>> Begin Material for the task
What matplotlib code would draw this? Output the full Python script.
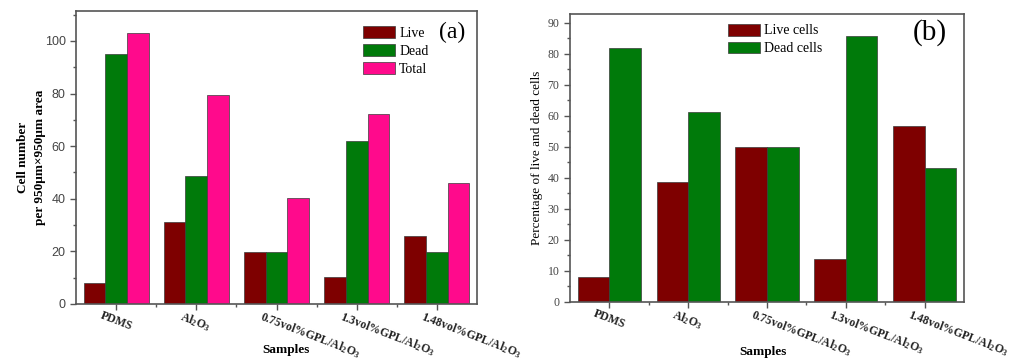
import matplotlib
matplotlib.use("Agg")
import matplotlib.pyplot as plt
import numpy as np
from matplotlib.ticker import MultipleLocator, FixedLocator
from matplotlib.transforms import ScaledTranslation

plt.rcParams['mathtext.fontset'] = 'custom'
plt.rcParams['mathtext.rm'] = 'Liberation Serif:bold'
plt.rcParams['mathtext.it'] = 'Liberation Serif:bold'
plt.rcParams['mathtext.bf'] = 'Liberation Serif:bold'
plt.rcParams['mathtext.default'] = 'rm'

categories = ["PDMS", "Al$_2$O$_3$", "0.75vol%GPL/Al$_2$O$_3$",
              "1.3vol%GPL/Al$_2$O$_3$", "1.48vol%GPL/Al$_2$O$_3$"]

# Panel (a): cell numbers
live_a = [8, 31, 19.6, 10.4, 26]
dead_a = [95, 48.7, 19.6, 61.9, 19.6]
total_a = [103, 79.6, 40.2, 72.2, 45.9]

# Panel (b): percentages
live_b = [8, 38.7, 50, 13.8, 56.6]
dead_b = [82, 61.2, 50, 85.8, 43.2]

c_live = "#7E0000"
c_dead = "#007A0A"
c_total = "#FF0A8C"
edge = "#3a3a3a"
spine_c = "#555555"
serif = "Liberation Serif"

W, H = 1011, 362
fig = plt.figure(figsize=(W / 100, H / 100), dpi=100)

ax1 = fig.add_axes([76 / W, 1 - 304 / H, (477 - 76) / W, (304 - 11) / H])
ax2 = fig.add_axes([570 / W, 1 - 301.7 / H, (964 - 570) / W, (301.7 - 13.5) / H])

x = np.arange(len(categories))

bw = 0.27
ax1.bar(x - bw, live_a, bw, color=c_live, edgecolor=edge, linewidth=0.5, label="Live")
ax1.bar(x, dead_a, bw, color=c_dead, edgecolor=edge, linewidth=0.5, label="Dead")
ax1.bar(x + bw, total_a, bw, color=c_total, edgecolor=edge, linewidth=0.5, label="Total")
ax1.set_xlim(-0.5, 4.5)
ax1.set_ylim(0, 111.4)
ax1.yaxis.set_major_locator(MultipleLocator(20))
ax1.yaxis.set_minor_locator(MultipleLocator(10))

bw2 = 0.4
ax2.bar(x - bw2 / 2, live_b, bw2, color=c_live, edgecolor=edge, linewidth=0.5, label="Live cells")
ax2.bar(x + bw2 / 2, dead_b, bw2, color=c_dead, edgecolor=edge, linewidth=0.5, label="Dead cells")
ax2.set_xlim(-0.5, 4.5)
ax2.set_ylim(0, 93)
ax2.yaxis.set_major_locator(MultipleLocator(10))
ax2.yaxis.set_minor_locator(MultipleLocator(5))

for ax in (ax1, ax2):
    for s in ax.spines.values():
        s.set_color(spine_c)
        s.set_linewidth(1.2)
    ax.set_xticks(x)
    ax.xaxis.set_minor_locator(FixedLocator(x[:-1] + 0.5))
    ax.tick_params(axis='both', which='major', direction='out', length=4, width=1, color=spine_c)
    ax.tick_params(axis='both', which='minor', direction='out', length=2.5, width=1, color=spine_c)
    ax.tick_params(axis='x', which='both', top=False)
    ax.tick_params(axis='y', which='both', right=False)
    ax.set_xticklabels(categories, rotation=-21, ha='left', va='top',
                       rotation_mode='anchor', fontfamily=serif,
                       fontweight='bold', fontsize=8.5, color='#222222')
    for lab in ax.get_xticklabels():
        lab.set_transform(lab.get_transform() + ScaledTranslation(-13 / 100, 5 / 100, fig.dpi_scale_trans))
    ax.set_xlabel("Samples", fontfamily=serif, fontweight='bold', fontsize=9.5, va='center')

ax1.xaxis.set_label_coords((286 - 76) / 401, -(350 - 304) / 293)
ax2.xaxis.set_label_coords((763 - 570) / 394, -(352 - 301.7) / 288.2)

for lab in ax1.get_yticklabels():
    lab.set_fontfamily("Liberation Sans")
    lab.set_fontsize(9)
    lab.set_color('#444444')
for lab in ax2.get_yticklabels():
    lab.set_fontfamily(serif)
    lab.set_fontsize(8.5)
    lab.set_color('#444444')

ax1.set_ylabel("Cell number\nper 950\u03bcm\u00d7950\u03bcm area", fontfamily=serif,
               fontweight='bold', fontsize=9.5, labelpad=-1, linespacing=1.6)
ax2.set_ylabel("Percentage of live and dead cells", fontfamily=serif,
               fontsize=9.5, labelpad=3)

leg1 = ax1.legend(loc='upper left', bbox_to_anchor=((363 - 76) / 401, 0.948),
                  frameon=False, prop={'family': serif, 'size': 10},
                  handlelength=2.3, handleheight=0.95, handletextpad=0.3,
                  labelspacing=0.3, borderpad=0, borderaxespad=0)
leg2 = ax2.legend(loc='upper left', bbox_to_anchor=((728 - 570) / 394, 0.965),
                  frameon=False, prop={'family': serif, 'size': 10},
                  handlelength=2.3, handleheight=0.95, handletextpad=0.3,
                  labelspacing=0.3, borderpad=0, borderaxespad=0)

fig.text(452 / W, 1 - 32 / H, "(a)", fontfamily=serif, fontsize=17, ha='center', va='center')
fig.text(930 / W, 1 - 33 / H, "(b)", fontfamily=serif, fontsize=21, ha='center', va='center')

fig.savefig("out.png", dpi=100)
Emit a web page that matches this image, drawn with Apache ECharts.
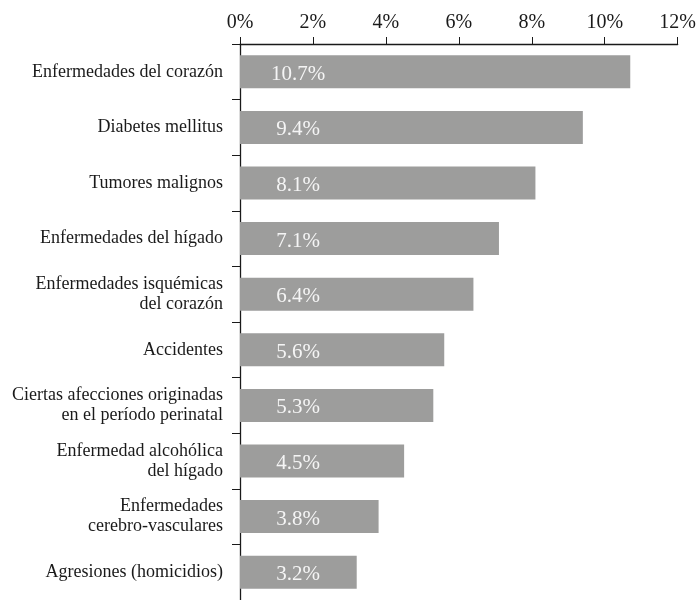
<!DOCTYPE html>
<html><head><meta charset="utf-8">
<script src="https://cdn.jsdelivr.net/npm/echarts@6/dist/echarts.min.js"></script>
<style>html,body{margin:0;padding:0;background:#fff}#c{width:699px;height:600px}</style>
</head><body><div id="c"></div>
<script>
const categories = [
  "Enfermedades del corazón",
  "Diabetes mellitus",
  "Tumores malignos",
  "Enfermedades del hígado",
  "Enfermedades isquémicas\ndel corazón",
  "Accidentes",
  "Ciertas afecciones originadas\nen el período perinatal",
  "Enfermedad alcohólica\ndel hígado",
  "Enfermedades\ncerebro-vasculares",
  "Agresiones (homicidios)"
];
const values = [10.7, 9.4, 8.1, 7.1, 6.4, 5.6, 5.3, 4.5, 3.8, 3.2];
const tickLabels = ["0%", "2%", "4%", "6%", "8%", "10%", "12%"];

const serif = '"Liberation Serif", "DejaVu Serif", serif';
const chart = echarts.init(document.getElementById('c'), null, {renderer: 'canvas'});
chart.setOption({
  animation: false,
  grid: {left: 240, right: 19, top: 44, height: 560, containLabel: false},
  xAxis: {
    type: 'value', position: 'top', min: 0, max: 12, interval: 2,
    axisLine: {show: true, lineStyle: {color: '#1a1a1a', width: 1.3}},
    axisTick: {show: true, length: 7, lineStyle: {color: '#1a1a1a'}},
    splitLine: {show: false},
    axisLabel: {
      margin: 11, color: '#1a1a1a', fontFamily: serif, fontSize: 20,
      formatter: function (v) { return tickLabels[Math.round(v / 2)]; }
    }
  },
  yAxis: {
    type: 'category', inverse: true, data: categories,
    axisLine: {show: true, lineStyle: {color: '#1a1a1a', width: 1.3}},
    axisTick: {show: true, length: 8, lineStyle: {color: '#1a1a1a'}},
    axisLabel: {margin: 17, color: '#1a1a1a', fontFamily: serif, fontSize: 18, lineHeight: 20, align: 'right', padding: [6, 0, 0, 0]}
  },
  series: [{
    type: 'bar', data: values, barWidth: 33,
    itemStyle: {color: '#9d9d9c'},
    label: {
      show: true, position: [58, 19], align: 'center', verticalAlign: 'middle',
      color: '#f5f5f5', fontFamily: serif, fontSize: 21,
      formatter: function (p) { return p.value.toFixed(1) + '%'; }
    }
  }]
});
</script></body></html>
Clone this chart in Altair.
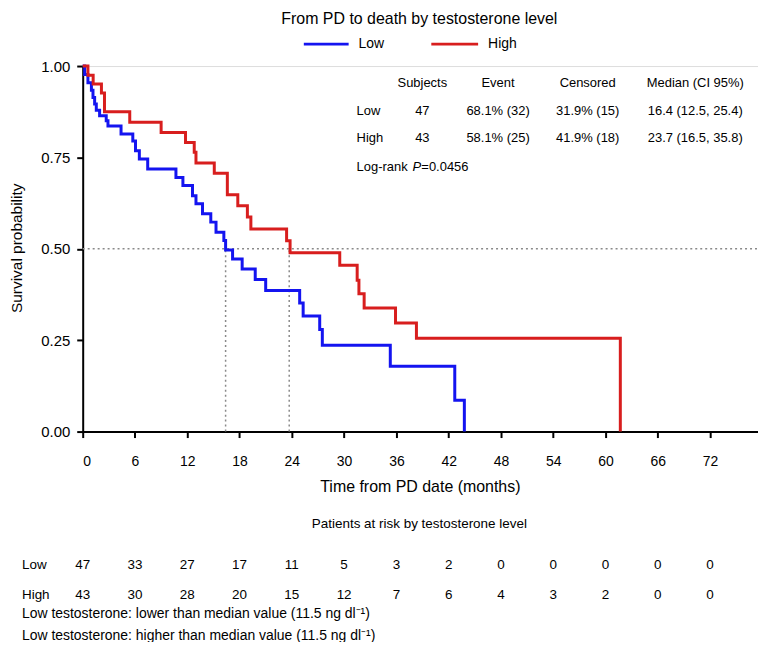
import altair as alt
import pandas as pd

# ---------------- data ----------------
low_time = [0, 0.23, 0.6, 1.0, 1.18, 1.37, 1.56, 1.94, 2.7, 2.9, 4.4, 5.75, 6.06, 6.5, 7.46,
            10.7, 11.5, 12.6, 13.0, 13.75, 14.7, 15.3, 16.2, 16.4, 17.2, 18.3, 19.8, 21.0,
            24.9, 25.3, 27.2, 27.5, 35.3, 42.7, 43.8]
low_surv = [1.0, 0.977, 0.954, 0.934, 0.914, 0.896, 0.879, 0.864, 0.850, 0.836, 0.814, 0.795,
            0.768, 0.746, 0.718, 0.695, 0.673, 0.645, 0.623, 0.596, 0.573, 0.545, 0.523, 0.497,
            0.472, 0.445, 0.416, 0.386, 0.352, 0.316, 0.279, 0.236, 0.179, 0.086, 0.0]

high_time = [0, 0.6, 1.2, 2.15, 2.5, 5.4, 9.0, 11.8, 12.8, 13.0, 15.1, 16.6, 17.8, 18.9, 19.3,
             23.4, 23.8, 29.5, 31.5, 31.7, 32.3, 35.9, 38.3, 61.7]
high_surv = [1.0, 0.975, 0.951, 0.926, 0.875, 0.846, 0.818, 0.791, 0.764, 0.735, 0.707, 0.648,
             0.618, 0.587, 0.554, 0.522, 0.489, 0.455, 0.414, 0.377, 0.338, 0.297, 0.255, 0.0]

groups = ["Low", "High"]
medians = [16.4, 23.7]

risk_times = [0, 6, 12, 18, 24, 30, 36, 42, 48, 54, 60, 66, 72]
risk_low = [47, 33, 27, 17, 11, 5, 3, 2, 0, 0, 0, 0, 0]
risk_high = [43, 30, 28, 20, 15, 12, 7, 6, 4, 3, 2, 0, 0]

stat_subjects = ["47", "43"]
stat_event = ["68.1% (32)", "58.1% (25)"]
stat_censored = ["31.9% (15)", "41.9% (18)"]
stat_median = ["16.4 (12.5, 25.4)", "23.7 (16.5, 35.8)"]

title_text = "From PD to death by testosterone level"
x_title = "Time from PD date (months)"
y_title = "Survival probability"
risk_title = "Patients at risk by testosterone level"
footnotes = ["Low testosterone: lower than median value (11.5 ng dl\u207b\u00b9)",
             "Low testosterone: higher than median value (11.5 ng dl\u207b\u00b9)"]

# ---------------- styling ----------------
BLUE = "#1414f0"
RED = "#d81e1e"
FONT = "Liberation Sans"
W, H = 678, 367
XMAX = 77.5

curves = pd.concat([
    pd.DataFrame({"time": low_time, "surv": low_surv, "group": "Low"}),
    pd.DataFrame({"time": high_time, "surv": high_surv, "group": "High"}),
])

xscale = alt.Scale(domain=[0, XMAX], nice=False, zero=False)
yscale = alt.Scale(domain=[0, 1], nice=False)

x_axis = alt.Axis(values=risk_times, title=None, grid=False, labelFontSize=14,
                  labelFont=FONT, tickSize=6, tickWidth=2, tickColor="black",
                  domainWidth=2, domainColor="black", labelPadding=17, labelColor="black")
y_axis = alt.Axis(values=[0, 0.25, 0.5, 0.75, 1.0], format=".2f", title=None, grid=False,
                  labelFontSize=15, labelFont=FONT, tickSize=6, tickWidth=2,
                  tickColor="black", domainWidth=2, domainColor="black", labelPadding=7,
                  labelColor="black")

one = pd.DataFrame({"a": [0]})

hline = alt.Chart(one).mark_rule(color="#8a8a8a", strokeDash=[2, 3], strokeWidth=1.5).encode(
    y=alt.Y(datum=0.5, scale=yscale), x=alt.value(0), x2=alt.value(W))

med_df = pd.DataFrame({"median": medians, "group": groups})
vlines = alt.Chart(med_df).mark_rule(color="#8a8a8a", strokeDash=[2, 3], strokeWidth=1.5).encode(
    x=alt.X("median:Q", scale=xscale, axis=x_axis),
    y=alt.Y(datum=0, scale=yscale),
    y2=alt.Y2(datum=0.5))

lines = alt.Chart(curves).mark_line(interpolate="step-after", strokeWidth=3).encode(
    x=alt.X("time:Q", scale=xscale, axis=x_axis),
    y=alt.Y("surv:Q", scale=yscale, axis=y_axis),
    color=alt.Color("group:N", scale=alt.Scale(domain=groups, range=[BLUE, RED]), legend=None),
)


def txt(s, x, y, size=13, align="center", style="normal", angle=0):
    kw = dict(text=s, fontSize=size, align=align, baseline="middle", font=FONT,
              color="black", fontStyle=style)
    if angle:
        kw["angle"] = angle
    return alt.Chart(one).mark_text(**kw).encode(x=alt.value(x), y=alt.value(y))


layers = [hline, vlines, lines]

# title and legend
layers.append(txt(title_text, 338, -47, size=16))
layers.append(alt.Chart(one).mark_rule(color=BLUE, strokeWidth=3).encode(
    x=alt.value(222), x2=alt.value(267), y=alt.value(-22)))
layers.append(txt("Low", 277, -22, size=14, align="left"))
layers.append(alt.Chart(one).mark_rule(color=RED, strokeWidth=3).encode(
    x=alt.value(350), x2=alt.value(397), y=alt.value(-22)))
layers.append(txt("High", 407, -22, size=14, align="left"))

# statistics table
col_x = [341, 417, 507, 615]
headers = ["Subjects", "Event", "Censored", "Median (CI 95%)"]
for h, cx in zip(headers, col_x):
    layers.append(txt(h, cx, 17))
stats = pd.DataFrame({"group": groups, "subjects": stat_subjects, "event": stat_event,
                      "censored": stat_censored, "median": stat_median})
for g, ry in zip(groups, [45, 72]):
    base = alt.Chart(stats).transform_filter(alt.datum.group == g)
    layers.append(base.mark_text(fontSize=13, align="left", baseline="middle", font=FONT,
                                 color="black").encode(text="group:N", x=alt.value(275),
                                                       y=alt.value(ry)))
    for field, cx in zip(["subjects", "event", "censored", "median"], col_x):
        layers.append(base.mark_text(fontSize=13, align="center", baseline="middle", font=FONT,
                                     color="black").encode(text=f"{field}:N", x=alt.value(cx),
                                                           y=alt.value(ry)))
layers.append(txt("Log-rank ", 275, 101, align="left"))
layers.append(txt("P", 331, 101, align="left", style="italic"))
layers.append(txt("=0.0456", 340, 101, align="left"))

# axis titles
layers.append(txt(x_title, 339, 423, size=16))
layers.append(txt(y_title, -66, 183, size=15.5, angle=270))

# risk table
layers.append(txt(risk_title, 338, 460, size=13.5))
risk = pd.DataFrame({"time": risk_times, "Low": risk_low, "High": risk_high})
for g, ry in zip(groups, [501, 531]):
    layers.append(txt(g, -61, ry, size=13.5, align="left"))
    layers.append(alt.Chart(risk).mark_text(fontSize=13.5, baseline="middle", font=FONT,
                                            color="black").encode(
        x=alt.X("time:Q", scale=xscale, axis=x_axis), y=alt.value(ry), text=f"{g}:Q"))

# footnotes
layers.append(txt(footnotes[0], -61, 550, size=14, align="left"))
layers.append(txt(footnotes[1], -61, 572, size=14, align="left"))

chart = alt.layer(*layers).properties(
    width=W, height=H,
    autosize=alt.AutoSizeParams(type="none"),
    padding={"left": 75, "top": 57, "right": 0, "bottom": 210},
).configure_view(stroke=None).configure(background="white")

chart.save("out.html", embed_options={"renderer": "svg", "actions": False})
>> End Material for the task
**Challenge:** Copy out the listing above from the line containing "Clone this chart in Altair." to the line containing "0.179, 0.086, 0.0]", both included, exactly as written and minus the images.

**Solved problem:**
Clone this chart in Altair.
import altair as alt
import pandas as pd

# ---------------- data ----------------
low_time = [0, 0.23, 0.6, 1.0, 1.18, 1.37, 1.56, 1.94, 2.7, 2.9, 4.4, 5.75, 6.06, 6.5, 7.46,
            10.7, 11.5, 12.6, 13.0, 13.75, 14.7, 15.3, 16.2, 16.4, 17.2, 18.3, 19.8, 21.0,
            24.9, 25.3, 27.2, 27.5, 35.3, 42.7, 43.8]
low_surv = [1.0, 0.977, 0.954, 0.934, 0.914, 0.896, 0.879, 0.864, 0.850, 0.836, 0.814, 0.795,
            0.768, 0.746, 0.718, 0.695, 0.673, 0.645, 0.623, 0.596, 0.573, 0.545, 0.523, 0.497,
            0.472, 0.445, 0.416, 0.386, 0.352, 0.316, 0.279, 0.236, 0.179, 0.086, 0.0]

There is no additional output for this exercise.